The Photography of Aftermath

On April 24, 2014 a lecture by Jason Francisco on "The Photography of Aftermath" was held in the Center for Urban History’s conference room.

Documentary is one photography’s most accessible and also most complex traditions. Its predicating idea is that photographic pictures - or more precisely, photographic illusions - can make the world present to us, and render it in the mode of presence before us. So doing, they present evidence, convene facts and tell stories, by turns describing things as they are, and persuading us of the ways they should and should not be. Critics of the documentary tradition have for decades insisted on a literate approach to such photographs, insisting that we read them as rhetorical and ideological constructs, whose conventions and purposes we must be careful not to naturalize. If documentary in its journalistic and popular forms has still largely failed to register such calls, this is not the case in the context of the artworld. 

This presentation was looking at the state of documentary photography as contemporary art. It will survey the efforts of contemporary photographers to reposition the documentary idiom in terms of an ontology of absence rather than presence, in order to grapple with specifically historical realities, and with those dimensions of social experience marked by rupture and unhealed collective trauma. Specifically, the talk was profile Jason Francisco’s ongoing project "Alive and Destroyed", which offers new visual terms for the remembrance of the Holocaust as an unfinished, only partially grasped historical inheritance. For the past four years, Francisco has been working assiduously on both sides of the Polish-Ukrainian border. His work looks into the mercurial geography of the genocide’s aftermath, both at the notorious, centrifugal sites of memory, and especially at small and comparatively overlooked locations - deportation routes, execution sites, town ghettos, labor and transit camps, discrete places of hiding and resistance. Extending the traditional concerns of documentary, Francisco’s "Alive and Destroyed" asks not just how remembrance occurs insofar as its subjects are seen, but how remembrance’s subjects are seen because of the ways they are pictured.

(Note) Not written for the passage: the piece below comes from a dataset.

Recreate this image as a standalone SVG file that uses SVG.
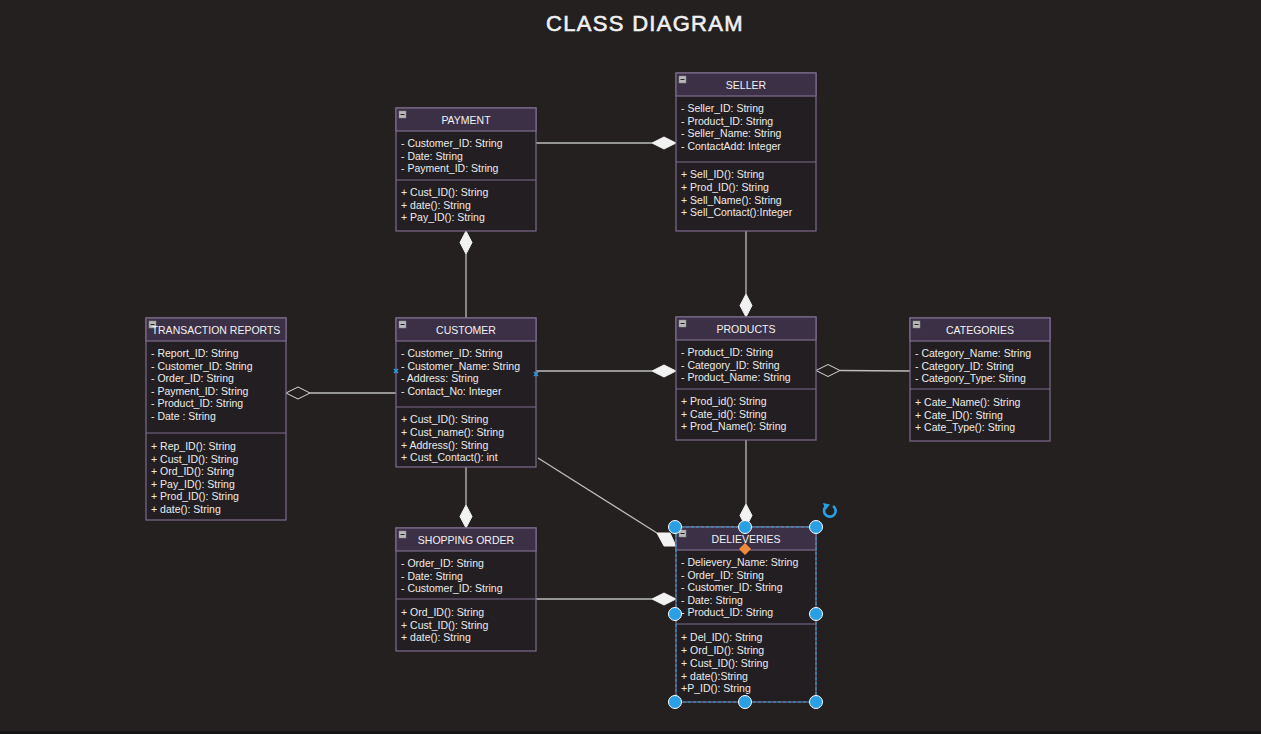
<svg xmlns="http://www.w3.org/2000/svg" width="1261" height="734" viewBox="0 0 1261 734">
<style>
.bg{fill:#252020}
.box{fill:#231e21;stroke:#7d6c8e;stroke-width:1.2}
.hdr{fill:#3b3046;stroke:#7d6c8e;stroke-width:1.2}
.div{stroke:#7d6c8e;stroke-width:1.2}
.t{font-family:"Liberation Sans",Arial,sans-serif;font-size:10.5px;fill:#ececec}
.h{font-family:"Liberation Sans",Arial,sans-serif;font-size:10.5px;fill:#f2f2f2;text-anchor:middle}
.title{font-family:"Liberation Sans",Arial,sans-serif;font-size:22px;fill:#f0f0f0;stroke:#f0f0f0;stroke-width:0.6;text-anchor:middle;letter-spacing:1.3px}
.ln{stroke:#bdbdbd;stroke-width:1.3;fill:none}
.fd{fill:#f2f2f2;stroke:#f2f2f2;stroke-width:1}
.hd{fill:#252020;stroke:#d8d8d8;stroke-width:1}
.mi{fill:#b8b8b8;stroke:#8a8a8a;stroke-width:0.5}
.mil{stroke:#222;stroke-width:1}
.hand{fill:#2b9fe3;stroke:#ffffff;stroke-width:1}
</style>
<defs>
<g id="minus"><rect class="mi" x="0" y="0" width="7" height="7"/><line class="mil" x1="1.5" y1="3.5" x2="5.5" y2="3.5"/></g>
</defs>
<rect class="bg" x="0" y="0" width="1261" height="734"/>
<rect x="0" y="731" width="1261" height="3" fill="#141414"/>
<text class="title" x="645" y="31">CLASS DIAGRAM</text>

<g id="connectors">
  <line class="ln" x1="536" y1="143" x2="652" y2="143"/>
  <polygon class="fd" points="676,143 664,137 652,143 664,149"/>
  <line class="ln" x1="466" y1="254" x2="466" y2="318"/>
  <polygon class="fd" points="466,231 472,242.5 466,254 460,242.5"/>
  <line class="ln" x1="746" y1="231" x2="746" y2="294"/>
  <polygon class="fd" points="746,317 752,305.5 746,294 740,305.5"/>
  <line class="ln" x1="536" y1="371" x2="652" y2="371"/>
  <polygon class="fd" points="676,371 664,365 652,371 664,377"/>
  <line class="ln" x1="840" y1="370.5" x2="910" y2="371"/>
  <polygon class="hd" points="816,370.5 828,364.5 840,370.5 828,376.5"/>
  <line class="ln" x1="310" y1="393" x2="396" y2="393"/>
  <polygon class="hd" points="286,393 298,387 310,393 298,399"/>
  <line class="ln" x1="466" y1="467" x2="466" y2="505"/>
  <polygon class="fd" points="466,528 472,516.5 466,505 460,516.5"/>
  <line class="ln" x1="746" y1="440" x2="746" y2="504"/>
  <polygon class="fd" points="746,527 752,515.5 746,504 740,515.5"/>
  <line class="ln" x1="538" y1="458" x2="657" y2="533"/>
  <polygon class="fd" points="657,533 670,533 676,546 664,546"/>
  <line class="ln" x1="536" y1="599" x2="652" y2="599"/>
  <polygon class="fd" points="676,599 664,593 652,599 664,605"/>
</g>

<g id="payment">
  <rect class="box" x="396" y="108" width="140" height="123"/>
  <rect class="hdr" x="396" y="108" width="140" height="23"/>
  <use href="#minus" x="399" y="111"/>
  <text class="h" x="466" y="124">PAYMENT</text>
  <text class="t" x="401" y="147">- Customer_ID: String</text>
  <text class="t" x="401" y="159.5">- Date: String</text>
  <text class="t" x="401" y="172">- Payment_ID: String</text>
  <line class="div" x1="396" y1="180" x2="536" y2="180"/>
  <text class="t" x="401" y="196">+ Cust_ID(): String</text>
  <text class="t" x="401" y="208.5">+ date(): String</text>
  <text class="t" x="401" y="221">+ Pay_ID(): String</text>
</g>

<g id="seller">
  <rect class="box" x="676" y="73" width="140" height="158"/>
  <rect class="hdr" x="676" y="73" width="140" height="23"/>
  <use href="#minus" x="679" y="76"/>
  <text class="h" x="746" y="89">SELLER</text>
  <text class="t" x="681" y="112">- Seller_ID: String</text>
  <text class="t" x="681" y="124.5">- Product_ID: String</text>
  <text class="t" x="681" y="137">- Seller_Name: String</text>
  <text class="t" x="681" y="149.5">- ContactAdd: Integer</text>
  <line class="div" x1="676" y1="162" x2="816" y2="162"/>
  <text class="t" x="681" y="178">+ Sell_ID(): String</text>
  <text class="t" x="681" y="191">+ Prod_ID(): String</text>
  <text class="t" x="681" y="203.5">+ Sell_Name(): String</text>
  <text class="t" x="681" y="216">+ Sell_Contact():Integer</text>
</g>

<g id="transaction-reports">
  <rect class="box" x="146" y="318" width="140" height="202"/>
  <rect class="hdr" x="146" y="318" width="140" height="23"/>
  <use href="#minus" x="149" y="321"/>
  <text class="h" x="216" y="334">TRANSACTION REPORTS</text>
  <text class="t" x="151" y="357">- Report_ID: String</text>
  <text class="t" x="151" y="369.5">- Customer_ID: String</text>
  <text class="t" x="151" y="382">- Order_ID: String</text>
  <text class="t" x="151" y="394.5">- Payment_ID: String</text>
  <text class="t" x="151" y="407">- Product_ID: String</text>
  <text class="t" x="151" y="420">- Date : String</text>
  <line class="div" x1="146" y1="433" x2="286" y2="433"/>
  <text class="t" x="151" y="450">+ Rep_ID(): String</text>
  <text class="t" x="151" y="462.5">+ Cust_ID(): String</text>
  <text class="t" x="151" y="475">+ Ord_ID(): String</text>
  <text class="t" x="151" y="487.5">+ Pay_ID(): String</text>
  <text class="t" x="151" y="500">+ Prod_ID(): String</text>
  <text class="t" x="151" y="513">+ date(): String</text>
</g>

<g id="customer">
  <rect class="box" x="396" y="318" width="140" height="149"/>
  <rect class="hdr" x="396" y="318" width="140" height="23"/>
  <use href="#minus" x="399" y="321"/>
  <text class="h" x="466" y="334">CUSTOMER</text>
  <text class="t" x="401" y="357">- Customer_ID: String</text>
  <text class="t" x="401" y="369.5">- Customer_Name: String</text>
  <text class="t" x="401" y="382">- Address: String</text>
  <text class="t" x="401" y="394.5">- Contact_No: Integer</text>
  <line class="div" x1="396" y1="407" x2="536" y2="407"/>
  <text class="t" x="401" y="423">+ Cust_ID(): String</text>
  <text class="t" x="401" y="436">+ Cust_name(): String</text>
  <text class="t" x="401" y="448.5">+ Address(): String</text>
  <text class="t" x="401" y="461">+ Cust_Contact(): int</text>
  <path d="M394,369 l4,4 M398,369 l-4,4" stroke="#2b9fe3" stroke-width="1.6"/>
  <path d="M534,372 l4,4 M538,372 l-4,4" stroke="#2b9fe3" stroke-width="1.6"/>
</g>

<g id="products">
  <rect class="box" x="676" y="317" width="140" height="123"/>
  <rect class="hdr" x="676" y="317" width="140" height="23"/>
  <use href="#minus" x="679" y="320"/>
  <text class="h" x="746" y="333">PRODUCTS</text>
  <text class="t" x="681" y="356">- Product_ID: String</text>
  <text class="t" x="681" y="368.5">- Category_ID: String</text>
  <text class="t" x="681" y="381">- Product_Name: String</text>
  <line class="div" x1="676" y1="389" x2="816" y2="389"/>
  <text class="t" x="681" y="405">+ Prod_id(): String</text>
  <text class="t" x="681" y="417.5">+ Cate_id(): String</text>
  <text class="t" x="681" y="430">+ Prod_Name(): String</text>
</g>

<g id="categories">
  <rect class="box" x="910" y="318" width="140" height="123"/>
  <rect class="hdr" x="910" y="318" width="140" height="23"/>
  <use href="#minus" x="913" y="321"/>
  <text class="h" x="980" y="334">CATEGORIES</text>
  <text class="t" x="915" y="357">- Category_Name: String</text>
  <text class="t" x="915" y="369.5">- Category_ID: String</text>
  <text class="t" x="915" y="382">- Category_Type: String</text>
  <line class="div" x1="910" y1="389" x2="1050" y2="389"/>
  <text class="t" x="915" y="406">+ Cate_Name(): String</text>
  <text class="t" x="915" y="418.5">+ Cate_ID(): String</text>
  <text class="t" x="915" y="431">+ Cate_Type(): String</text>
</g>

<g id="shopping-order">
  <rect class="box" x="396" y="528" width="140" height="123"/>
  <rect class="hdr" x="396" y="528" width="140" height="23"/>
  <use href="#minus" x="399" y="531"/>
  <text class="h" x="466" y="544">SHOPPING ORDER</text>
  <text class="t" x="401" y="567">- Order_ID: String</text>
  <text class="t" x="401" y="579.5">- Date: String</text>
  <text class="t" x="401" y="592">- Customer_ID: String</text>
  <line class="div" x1="396" y1="599" x2="536" y2="599"/>
  <text class="t" x="401" y="616">+ Ord_ID(): String</text>
  <text class="t" x="401" y="628.5">+ Cust_ID(): String</text>
  <text class="t" x="401" y="641">+ date(): String</text>
</g>

<g id="delieveries">
  <rect class="box" x="676" y="527" width="140" height="175"/>
  <rect class="hdr" x="676" y="527" width="140" height="23"/>
  <use href="#minus" x="679" y="530"/>
  <text class="h" x="746" y="543">DELIEVERIES</text>
  <text class="t" x="681" y="566">- Delievery_Name: String</text>
  <text class="t" x="681" y="578.5">- Order_ID: String</text>
  <text class="t" x="681" y="591">- Customer_ID: String</text>
  <text class="t" x="681" y="604">- Date: String</text>
  <text class="t" x="681" y="616">- Product_ID: String</text>
  <line class="div" x1="676" y1="624" x2="816" y2="624"/>
  <text class="t" x="681" y="641">+ Del_ID(): String</text>
  <text class="t" x="681" y="654">+ Ord_ID(): String</text>
  <text class="t" x="681" y="667">+ Cust_ID(): String</text>
  <text class="t" x="681" y="679.5">+ date():String</text>
  <text class="t" x="681" y="692">+P_ID(): String</text>
  <rect x="676" y="527" width="140" height="175" fill="none" stroke="#2b9fe3" stroke-width="1" stroke-dasharray="3,2"/>
  <polygon points="745,543 751,549 745,555 739,549" fill="#f08a3c"/>
  <circle class="hand" cx="675" cy="527" r="6.5"/>
  <circle class="hand" cx="745" cy="527" r="6.5"/>
  <circle class="hand" cx="816" cy="527" r="6.5"/>
  <circle class="hand" cx="675" cy="614" r="6.5"/>
  <circle class="hand" cx="816" cy="614" r="6.5"/>
  <circle class="hand" cx="675" cy="702" r="6.5"/>
  <circle class="hand" cx="745" cy="702" r="6.5"/>
  <circle class="hand" cx="816" cy="702" r="6.5"/>
  <path d="M833,506 A5.8,5.8 0 1 1 826,506.5" fill="none" stroke="#2b9fe3" stroke-width="2.6"/>
  <polygon points="823,503 830,504.5 825.5,510" fill="#2b9fe3"/>
</g>
</svg>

Jason Francisco is an acclaimed photographer, essayist, curator, and educator.  His numerous photoworks, essays, reviews and books include "Far from Zion: Jews, Diaspora, Memory" (Stanford University Press, 2006), "The Steerage and Alfred Stieglitz", co-authored with Anne McCauley (University of California Press, 2012), and several projects on Jewish historical memory, and the complications of American culture.  Widely exhibited nationally and internationally, Francisco is currently a Fulbright Scholar working on a new permanent exhibition for the Galicia Jewish Museum in Kraków on Jewish history and heritage in western Ukraine.  This is the second major project Francisco has done for the Galicia Jewish Museum, following the success of the 2012 exhibition, "On the Other Side of the Torah," for which he served as lead curator.  Francisco teaches photography, media and visual culture at Emory University and at Stanford University in the United States.  Born and raised in California, he was educated at Columbia University and Stanford University, as well as Kings College London, the University of Wisconsin-Madison, and the Graduate Theological Union, Berkeley.